> [What you should do] Leave out the images and repeat the listing below without a single change.

** Start of Collected material **

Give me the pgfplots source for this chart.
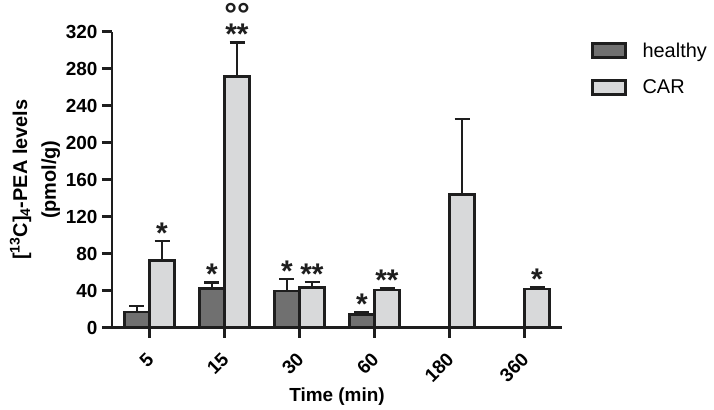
\documentclass[border=0pt]{standalone}
\usepackage{pgfplots}
\pgfplotsset{compat=1.18}
\usepackage{fontspec}
\setmainfont{Liberation Sans}
\definecolor{healthycol}{RGB}{112,112,112}
\definecolor{carcol}{RGB}{216,217,218}
\definecolor{linecol}{RGB}{30,30,30}
\begin{document}
\begin{tikzpicture}
\path[use as bounding box] (-112bp,-82.3bp) rectangle (602bp,327.7bp);
\begin{axis}[
  at={(0,0)}, anchor=south west,
  scale only axis, width=450bp, height=296bp,
  xmin=-0.5, xmax=5.5, ymin=0, ymax=320,
  axis lines*=left,
  axis line style={line width=2.6bp, linecol},
  every tick/.style={line width=2.6bp, linecol},
  major tick length=10bp,
  tick align=outside,
  xtick={0,1,2,3,4,5},
  xticklabels={5,15,30,60,180,360},
  ytick={0,40,...,320},
  /pgf/number format/assume math mode=true,
  tick label style={font=\bfseries\fontsize{19}{22}\selectfont},
  xticklabel style={yshift=-9bp, xshift=-4bp, rotate=45, anchor=north east},
  yticklabel style={xshift=-1bp},
  xlabel={Time (min)},
  xlabel style={font=\bfseries\fontsize{19}{22}\selectfont, at={(axis description cs:0.5,0)}, anchor=base, yshift=-74bp},
  ylabel={[\textsuperscript{13}C]\textsubscript{4}-PEA levels\\(pmol/g)},
  ylabel style={font=\bfseries\fontsize{20}{29}\selectfont, align=center, at={(axis description cs:-0.171,0.5)}, anchor=center},
  clip=false,
  legend style={draw=none, fill=none, at={(1.064,0.97)}, anchor=north west, inner sep=0pt,
    font=\fontsize{20}{24}\selectfont, row sep=17bp},
  legend cell align=left,
  error bars/error bar style={line width=2.6bp, linecol},
  error bars/error mark options={rotate=90, mark size=7.5bp, line width=2.6bp, linecol},
]
\addplot[ybar, bar width=25bp, bar shift=0pt, fill=healthycol, draw=linecol, line width=2.6bp,
  legend image code/.code={\draw[fill=healthycol, draw=linecol, line width=2.6bp] (0bp,-7bp) rectangle (33bp,7bp);},
  error bars/.cd, y dir=plus, y explicit]
  coordinates {(-0.1667,17) +- (0,6.5) (0.8333,42.6) +- (0,6.0) (1.8333,39.7) +- (0,12.9) (2.8333,14.5) +- (0,1.7)};
\addlegendentry{\hspace{14bp}healthy}
\addplot[ybar, bar width=25bp, bar shift=0pt, fill=carcol, draw=linecol, line width=2.6bp,
  legend image code/.code={\draw[fill=carcol, draw=linecol, line width=2.6bp] (0bp,-7bp) rectangle (33bp,7bp);},
  error bars/.cd, y dir=plus, y explicit]
  coordinates {(0.1667,72.4) +- (0,21.3) (1.1667,271.4) +- (0,37.1) (2.1667,43.2) +- (0,6.2) (3.1667,40.8) +- (0,1.8) (4.1667,144.2) +- (0,81.4) (5.1667,41.8) +- (0,2.2)};
\addlegendentry{\hspace{14bp}CAR}
% significance marks
\addplot[forget plot, only marks, mark=none,
  nodes near coords, point meta=explicit symbolic,
  every node near coord/.style={anchor=base, yshift=-2bp, inner sep=0pt, font=\bfseries\fontsize{30}{30}\selectfont, text=linecol}]
  coordinates {(0.8333,48.6) [*] (1.8333,52.6) [*] (2.8333,16.2) [*]
               (0.1667,93.7) [*] (1.1667,308.5) [**] (2.1667,49.4) [**] (3.1667,42.6) [**] (5.1667,44) [*]};
\addplot[forget plot, only marks, mark=none,
  nodes near coords, point meta=explicit symbolic,
  every node near coord/.style={anchor=base, yshift=17bp, inner sep=0pt, font=\bfseries\fontsize{32}{32}\selectfont, text=linecol}]
  coordinates {(1.1667,308.5) [°°]};
\end{axis}
\end{tikzpicture}
\end{document}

** End of Collected material **

> [Answer to the exercise]
Give me the pgfplots source for this chart.
\documentclass[border=0pt]{standalone}
\usepackage{pgfplots}
\pgfplotsset{compat=1.18}
\usepackage{fontspec}
\setmainfont{Liberation Sans}
\definecolor{healthycol}{RGB}{112,112,112}
\definecolor{carcol}{RGB}{216,217,218}
\definecolor{linecol}{RGB}{30,30,30}
\begin{document}
\begin{tikzpicture}
\path[use as bounding box] (-112bp,-82.3bp) rectangle (602bp,327.7bp);
\begin{axis}[
  at={(0,0)}, anchor=south west,
  scale only axis, width=450bp, height=296bp,
  xmin=-0.5, xmax=5.5, ymin=0, ymax=320,
  axis lines*=left,
  axis line style={line width=2.6bp, linecol},
  every tick/.style={line width=2.6bp, linecol},
  major tick length=10bp,
  tick align=outside,
  xtick={0,1,2,3,4,5},
  xticklabels={5,15,30,60,180,360},
  ytick={0,40,...,320},
  /pgf/number format/assume math mode=true,
  tick label style={font=\bfseries\fontsize{19}{22}\selectfont},
  xticklabel style={yshift=-9bp, xshift=-4bp, rotate=45, anchor=north east},
  yticklabel style={xshift=-1bp},
  xlabel={Time (min)},
  xlabel style={font=\bfseries\fontsize{19}{22}\selectfont, at={(axis description cs:0.5,0)}, anchor=base, yshift=-74bp},
  ylabel={[\textsuperscript{13}C]\textsubscript{4}-PEA levels\\(pmol/g)},
  ylabel style={font=\bfseries\fontsize{20}{29}\selectfont, align=center, at={(axis description cs:-0.171,0.5)}, anchor=center},
  clip=false,
  legend style={draw=none, fill=none, at={(1.064,0.97)}, anchor=north west, inner sep=0pt,
    font=\fontsize{20}{24}\selectfont, row sep=17bp},
  legend cell align=left,
  error bars/error bar style={line width=2.6bp, linecol},
  error bars/error mark options={rotate=90, mark size=7.5bp, line width=2.6bp, linecol},
]
\addplot[ybar, bar width=25bp, bar shift=0pt, fill=healthycol, draw=linecol, line width=2.6bp,
  legend image code/.code={\draw[fill=healthycol, draw=linecol, line width=2.6bp] (0bp,-7bp) rectangle (33bp,7bp);},
  error bars/.cd, y dir=plus, y explicit]
  coordinates {(-0.1667,17) +- (0,6.5) (0.8333,42.6) +- (0,6.0) (1.8333,39.7) +- (0,12.9) (2.8333,14.5) +- (0,1.7)};
\addlegendentry{\hspace{14bp}healthy}
\addplot[ybar, bar width=25bp, bar shift=0pt, fill=carcol, draw=linecol, line width=2.6bp,
  legend image code/.code={\draw[fill=carcol, draw=linecol, line width=2.6bp] (0bp,-7bp) rectangle (33bp,7bp);},
  error bars/.cd, y dir=plus, y explicit]
  coordinates {(0.1667,72.4) +- (0,21.3) (1.1667,271.4) +- (0,37.1) (2.1667,43.2) +- (0,6.2) (3.1667,40.8) +- (0,1.8) (4.1667,144.2) +- (0,81.4) (5.1667,41.8) +- (0,2.2)};
\addlegendentry{\hspace{14bp}CAR}
% significance marks
\addplot[forget plot, only marks, mark=none,
  nodes near coords, point meta=explicit symbolic,
  every node near coord/.style={anchor=base, yshift=-2bp, inner sep=0pt, font=\bfseries\fontsize{30}{30}\selectfont, text=linecol}]
  coordinates {(0.8333,48.6) [*] (1.8333,52.6) [*] (2.8333,16.2) [*]
               (0.1667,93.7) [*] (1.1667,308.5) [**] (2.1667,49.4) [**] (3.1667,42.6) [**] (5.1667,44) [*]};
\addplot[forget plot, only marks, mark=none,
  nodes near coords, point meta=explicit symbolic,
  every node near coord/.style={anchor=base, yshift=17bp, inner sep=0pt, font=\bfseries\fontsize{32}{32}\selectfont, text=linecol}]
  coordinates {(1.1667,308.5) [°°]};
\end{axis}
\end{tikzpicture}
\end{document}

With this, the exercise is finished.